Je vis actuellement tout à fait seul, ma mère étant à Rouen. Monseigneur vient me voir d’habitude tous les dimanches. Mais aujourd’hui, il traite, il donne à dîner à un tapissier de ses amis. Sa sérénité commence à revenir. Je crois qu’il est sur le point d’empoigner un sujet. Mais son changement de résidence l’avait complètement dévissé. J’ai reçu avant-hier une lettre de Maxime. Il me paraît en très bon état, rugissant d’ailleurs contre M. Thiers, lequel est maintenant le roi de France. Voilà où nous en sommes, mon bon, absolument cléricaux. Tel est le fruit de la bêtise démocratique ! Si on avait continué par la grande route de M. de Voltaire, au lieu de prendre par Jean-Jacques, le néo-catholicisme, le gothique et la fraternité, nous n’en serions pas là. La France va devenir une espèce de Belgique, c’est-à-dire qu’elle sera divisée franchement en deux camps. Tant mieux ! Quel coupable qu’Isidore ! Mais comme il faut toujours tirer de tout un agrément personnel, je me réjouis, quant à moi, du triomphe de M. Thiers. Cela me confirme dans le dégoût de ma patrie et la haine que je porte à ce Prud’homme. Est-il possible de parler de la religion et de la philosophie avec un laisser-aller plus idiot ! Je me propose, du reste, de l’arranger dans mon roman, quand j’en serai à la réaction qui a suivi les journées de juin. J’aurai (dans le second chapitre de ma troisième partie) un dîner où on exaltera son livre sur la propriété. Je travaille comme trente mille nègres, mon pauvre vieux, car je voudrais avoir fini ma seconde partie à la fin de janvier. Pour avoir terminé le tout au printemps de 69, de manière à publier dans deux ans d’ici, je n’ai pas huit jours à perdre ; tu vois la perspective. Il y a des jours, comme aujourd’hui, où je me sens moulu. J’ai peine à me tenir debout, et des suffocations intermittentes m’étouffent.

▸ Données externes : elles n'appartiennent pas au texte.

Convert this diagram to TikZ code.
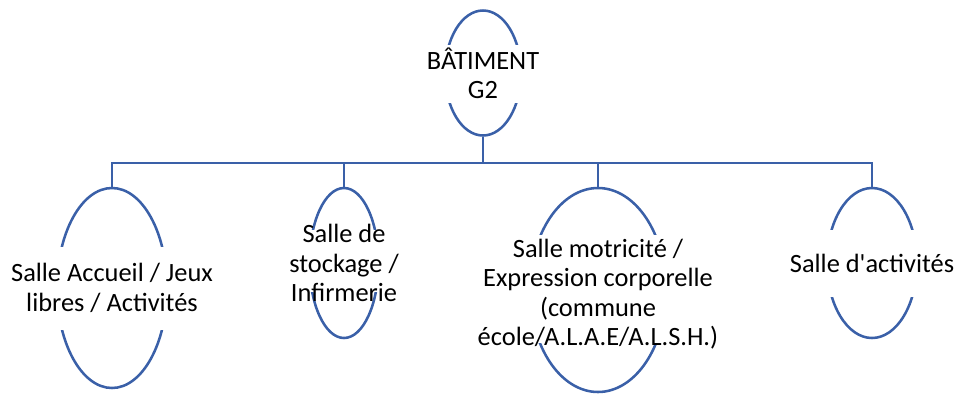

C’est jeudi dernier que j’ai eu 46 ans ; cela me fait faire des réflexions philosophiques ! En regardant en arrière, je ne vois pas que j’aie gaspillé ma vie, et qu’ai-je fait, miséricorde ! Il serait temps de pondre quelque chose de propre.

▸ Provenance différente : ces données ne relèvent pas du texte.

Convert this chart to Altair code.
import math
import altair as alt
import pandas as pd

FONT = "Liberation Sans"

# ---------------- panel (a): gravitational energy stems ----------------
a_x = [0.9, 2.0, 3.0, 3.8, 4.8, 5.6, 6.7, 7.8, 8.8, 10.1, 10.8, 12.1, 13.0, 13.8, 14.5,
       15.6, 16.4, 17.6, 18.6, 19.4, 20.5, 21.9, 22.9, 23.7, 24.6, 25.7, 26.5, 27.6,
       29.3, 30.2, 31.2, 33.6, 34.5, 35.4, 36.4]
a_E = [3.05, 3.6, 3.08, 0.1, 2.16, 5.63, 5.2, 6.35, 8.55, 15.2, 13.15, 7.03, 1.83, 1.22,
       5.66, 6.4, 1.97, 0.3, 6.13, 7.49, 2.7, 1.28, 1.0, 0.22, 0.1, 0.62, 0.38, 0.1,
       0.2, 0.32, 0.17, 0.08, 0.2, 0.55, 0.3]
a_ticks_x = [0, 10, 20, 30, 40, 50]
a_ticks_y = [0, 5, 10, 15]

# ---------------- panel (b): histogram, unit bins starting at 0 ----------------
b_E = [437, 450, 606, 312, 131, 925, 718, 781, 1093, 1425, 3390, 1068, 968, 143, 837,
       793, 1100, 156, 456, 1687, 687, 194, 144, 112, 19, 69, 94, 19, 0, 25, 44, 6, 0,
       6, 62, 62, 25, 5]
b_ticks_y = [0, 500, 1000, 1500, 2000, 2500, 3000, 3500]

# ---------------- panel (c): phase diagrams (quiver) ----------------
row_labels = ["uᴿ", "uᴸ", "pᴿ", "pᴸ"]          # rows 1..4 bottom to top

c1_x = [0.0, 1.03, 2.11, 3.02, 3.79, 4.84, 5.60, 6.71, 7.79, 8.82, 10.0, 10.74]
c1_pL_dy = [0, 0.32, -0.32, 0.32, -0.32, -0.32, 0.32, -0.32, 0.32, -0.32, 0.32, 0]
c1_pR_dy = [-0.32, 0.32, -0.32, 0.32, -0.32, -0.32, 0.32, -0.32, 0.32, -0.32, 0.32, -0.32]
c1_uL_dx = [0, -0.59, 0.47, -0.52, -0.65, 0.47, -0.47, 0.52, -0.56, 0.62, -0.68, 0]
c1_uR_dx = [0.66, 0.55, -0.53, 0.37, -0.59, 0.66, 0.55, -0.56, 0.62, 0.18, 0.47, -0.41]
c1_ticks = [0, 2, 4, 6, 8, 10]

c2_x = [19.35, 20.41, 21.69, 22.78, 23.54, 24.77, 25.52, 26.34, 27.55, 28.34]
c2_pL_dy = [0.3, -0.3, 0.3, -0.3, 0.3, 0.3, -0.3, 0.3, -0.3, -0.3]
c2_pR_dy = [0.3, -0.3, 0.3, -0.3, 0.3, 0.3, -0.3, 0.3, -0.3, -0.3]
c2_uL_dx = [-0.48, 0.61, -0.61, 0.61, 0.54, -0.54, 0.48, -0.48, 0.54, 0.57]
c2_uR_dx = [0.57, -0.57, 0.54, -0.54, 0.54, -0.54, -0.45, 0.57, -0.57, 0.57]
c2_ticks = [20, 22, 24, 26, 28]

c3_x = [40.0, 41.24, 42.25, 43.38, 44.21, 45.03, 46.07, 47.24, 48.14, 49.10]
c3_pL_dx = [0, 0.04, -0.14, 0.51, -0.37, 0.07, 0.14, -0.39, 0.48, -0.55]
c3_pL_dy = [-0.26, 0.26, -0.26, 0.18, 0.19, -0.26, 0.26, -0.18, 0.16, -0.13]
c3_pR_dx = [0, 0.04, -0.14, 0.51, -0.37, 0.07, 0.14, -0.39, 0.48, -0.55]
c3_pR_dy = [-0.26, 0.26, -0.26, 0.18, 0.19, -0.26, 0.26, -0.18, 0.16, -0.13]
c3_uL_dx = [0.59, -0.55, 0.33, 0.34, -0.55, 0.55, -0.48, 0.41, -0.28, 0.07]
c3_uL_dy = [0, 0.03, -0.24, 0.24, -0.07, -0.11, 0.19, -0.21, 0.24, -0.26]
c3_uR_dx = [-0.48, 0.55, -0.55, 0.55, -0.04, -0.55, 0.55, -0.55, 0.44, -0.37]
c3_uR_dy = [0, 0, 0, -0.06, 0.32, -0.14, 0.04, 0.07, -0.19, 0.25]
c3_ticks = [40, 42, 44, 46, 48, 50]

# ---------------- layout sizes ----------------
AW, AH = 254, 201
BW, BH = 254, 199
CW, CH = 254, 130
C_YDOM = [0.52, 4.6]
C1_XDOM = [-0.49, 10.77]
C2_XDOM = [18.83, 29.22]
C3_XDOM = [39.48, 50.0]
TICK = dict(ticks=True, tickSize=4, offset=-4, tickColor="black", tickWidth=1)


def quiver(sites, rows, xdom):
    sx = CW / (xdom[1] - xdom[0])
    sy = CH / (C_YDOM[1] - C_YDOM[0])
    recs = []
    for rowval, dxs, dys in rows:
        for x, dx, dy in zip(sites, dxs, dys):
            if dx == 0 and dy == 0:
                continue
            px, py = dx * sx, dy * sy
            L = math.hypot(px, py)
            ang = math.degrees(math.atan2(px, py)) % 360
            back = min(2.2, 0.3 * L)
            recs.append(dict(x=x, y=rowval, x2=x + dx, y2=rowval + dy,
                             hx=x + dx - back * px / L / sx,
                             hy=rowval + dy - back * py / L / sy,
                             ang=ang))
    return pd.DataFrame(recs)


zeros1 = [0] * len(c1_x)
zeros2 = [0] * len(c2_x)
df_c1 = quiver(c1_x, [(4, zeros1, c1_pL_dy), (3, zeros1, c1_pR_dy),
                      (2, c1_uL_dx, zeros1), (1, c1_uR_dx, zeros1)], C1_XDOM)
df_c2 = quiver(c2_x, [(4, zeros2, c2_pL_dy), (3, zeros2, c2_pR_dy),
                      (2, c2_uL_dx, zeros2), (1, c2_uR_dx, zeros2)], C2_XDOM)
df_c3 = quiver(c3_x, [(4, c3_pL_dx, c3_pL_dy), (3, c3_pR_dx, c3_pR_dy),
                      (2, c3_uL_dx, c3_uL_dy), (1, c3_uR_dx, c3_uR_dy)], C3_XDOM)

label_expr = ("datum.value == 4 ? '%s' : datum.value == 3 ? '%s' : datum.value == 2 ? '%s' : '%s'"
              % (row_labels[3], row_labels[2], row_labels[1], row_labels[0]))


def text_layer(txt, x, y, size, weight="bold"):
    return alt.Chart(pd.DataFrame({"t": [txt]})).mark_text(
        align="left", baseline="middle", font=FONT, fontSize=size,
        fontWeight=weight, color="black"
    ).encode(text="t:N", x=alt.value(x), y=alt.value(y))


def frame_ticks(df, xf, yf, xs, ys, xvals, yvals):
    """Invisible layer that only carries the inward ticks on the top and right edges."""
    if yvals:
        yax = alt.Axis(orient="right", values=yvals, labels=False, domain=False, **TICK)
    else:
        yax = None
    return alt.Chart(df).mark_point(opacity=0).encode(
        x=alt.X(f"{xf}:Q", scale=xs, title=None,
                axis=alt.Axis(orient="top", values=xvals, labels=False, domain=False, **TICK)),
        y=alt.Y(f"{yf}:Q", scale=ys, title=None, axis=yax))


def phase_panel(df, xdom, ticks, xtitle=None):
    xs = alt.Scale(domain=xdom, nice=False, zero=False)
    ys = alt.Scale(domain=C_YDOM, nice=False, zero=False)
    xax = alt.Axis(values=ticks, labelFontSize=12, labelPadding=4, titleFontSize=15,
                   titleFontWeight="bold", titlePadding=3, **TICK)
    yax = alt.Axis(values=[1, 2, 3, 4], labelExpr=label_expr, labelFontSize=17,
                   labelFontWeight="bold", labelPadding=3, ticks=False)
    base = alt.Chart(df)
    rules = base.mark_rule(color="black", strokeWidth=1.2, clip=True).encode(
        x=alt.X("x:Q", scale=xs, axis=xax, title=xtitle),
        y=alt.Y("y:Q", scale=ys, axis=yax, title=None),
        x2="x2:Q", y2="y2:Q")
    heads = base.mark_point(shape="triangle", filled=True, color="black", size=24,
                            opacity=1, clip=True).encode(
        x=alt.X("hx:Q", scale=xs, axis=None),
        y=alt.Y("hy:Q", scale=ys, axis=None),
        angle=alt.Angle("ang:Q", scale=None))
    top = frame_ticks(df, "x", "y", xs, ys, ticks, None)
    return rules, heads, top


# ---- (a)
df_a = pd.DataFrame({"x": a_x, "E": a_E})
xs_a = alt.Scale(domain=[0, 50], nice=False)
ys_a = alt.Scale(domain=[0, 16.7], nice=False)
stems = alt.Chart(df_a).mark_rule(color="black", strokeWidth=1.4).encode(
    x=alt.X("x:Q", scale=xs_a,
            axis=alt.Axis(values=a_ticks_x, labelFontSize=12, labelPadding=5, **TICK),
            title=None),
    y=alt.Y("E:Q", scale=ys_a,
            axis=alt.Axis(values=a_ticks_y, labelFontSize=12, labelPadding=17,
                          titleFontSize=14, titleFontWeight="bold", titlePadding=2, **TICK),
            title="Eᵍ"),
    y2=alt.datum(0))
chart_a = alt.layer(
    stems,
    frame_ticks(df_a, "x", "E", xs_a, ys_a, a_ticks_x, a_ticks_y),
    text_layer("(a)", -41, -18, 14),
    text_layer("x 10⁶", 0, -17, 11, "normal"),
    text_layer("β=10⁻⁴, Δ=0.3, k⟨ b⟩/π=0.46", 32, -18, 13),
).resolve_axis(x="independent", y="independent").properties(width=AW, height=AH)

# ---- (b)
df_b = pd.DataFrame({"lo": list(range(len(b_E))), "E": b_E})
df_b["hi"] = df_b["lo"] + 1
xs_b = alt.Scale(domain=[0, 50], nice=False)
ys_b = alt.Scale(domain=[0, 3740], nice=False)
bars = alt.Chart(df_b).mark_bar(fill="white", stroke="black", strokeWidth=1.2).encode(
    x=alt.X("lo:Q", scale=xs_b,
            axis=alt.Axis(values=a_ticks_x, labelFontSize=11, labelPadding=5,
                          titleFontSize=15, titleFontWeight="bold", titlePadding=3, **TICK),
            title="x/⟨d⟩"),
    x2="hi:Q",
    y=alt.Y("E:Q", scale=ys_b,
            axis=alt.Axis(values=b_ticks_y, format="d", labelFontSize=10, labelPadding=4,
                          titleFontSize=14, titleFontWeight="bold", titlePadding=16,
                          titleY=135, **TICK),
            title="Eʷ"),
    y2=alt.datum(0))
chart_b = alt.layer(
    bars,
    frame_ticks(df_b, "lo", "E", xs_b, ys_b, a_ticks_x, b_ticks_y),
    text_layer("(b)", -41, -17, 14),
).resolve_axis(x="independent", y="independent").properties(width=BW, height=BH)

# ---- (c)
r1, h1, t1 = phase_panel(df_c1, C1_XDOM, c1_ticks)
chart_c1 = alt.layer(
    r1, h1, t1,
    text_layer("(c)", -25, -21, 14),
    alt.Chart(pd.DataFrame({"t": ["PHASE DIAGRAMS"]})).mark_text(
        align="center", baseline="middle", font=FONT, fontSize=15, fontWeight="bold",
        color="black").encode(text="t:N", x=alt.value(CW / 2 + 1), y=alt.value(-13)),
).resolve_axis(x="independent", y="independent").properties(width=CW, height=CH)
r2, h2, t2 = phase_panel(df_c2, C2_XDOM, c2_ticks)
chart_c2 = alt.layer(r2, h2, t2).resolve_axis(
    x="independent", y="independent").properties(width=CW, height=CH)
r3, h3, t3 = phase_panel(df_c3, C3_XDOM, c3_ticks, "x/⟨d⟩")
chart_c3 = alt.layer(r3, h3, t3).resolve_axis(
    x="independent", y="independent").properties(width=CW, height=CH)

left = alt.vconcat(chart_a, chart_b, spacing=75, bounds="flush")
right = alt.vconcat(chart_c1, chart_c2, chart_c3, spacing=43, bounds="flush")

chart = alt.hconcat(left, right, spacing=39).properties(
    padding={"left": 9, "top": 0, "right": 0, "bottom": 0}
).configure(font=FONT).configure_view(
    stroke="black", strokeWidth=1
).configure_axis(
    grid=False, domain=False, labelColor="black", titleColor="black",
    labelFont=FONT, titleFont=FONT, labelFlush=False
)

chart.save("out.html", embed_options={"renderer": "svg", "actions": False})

N’oublie pas d’étudier, pour moi, le coquin Orientalo-Occidental ; fourre dans ta mémoire quelques anecdotes idoines à mes désirs ; prends-moi des notes. Et ne t’abrutis pas dans les billards européens ! Repasse-toi une séance d’almées, et va voir les pyramides. Qui sait si tu retourneras jamais en Égypte ! Profite de l’occasion, crois-en un vieux plein d’expérience, et qui t’aime. Si tu y penses, rapporte-moi : 1o un flacon d’huile de santal, et 2o une ceinture de pantalon en filet ; songe que ton ami a la bedaine grosse. En fait de nouvelles, l’artiste Feydeau a un succès avec la Comtesse de Châlis, ce qui ne l’empêche pas d’échanger, dans le Figaro, des objurgations avec l’israélite Lévy. La Manette Salomon des Bichons me paraît avoir remporté une veste d’une telle longueur qu’elle peut passer pour un linceul ; c’est à lire néanmoins.

En fait de lectures, je me suis livré dernièrement à l’étude du croup. Il n’y a pas de style plus long et plus vide que celui des médecins ! Quels bavards ! Et ils méprisent les avocats !

Fais-moi penser à t’apporter une raide pièce de vers composée par Bérat ; c’est un éloge de Rouen comme tu n’en découvriras pas dans les hypogées, je t’en réponds.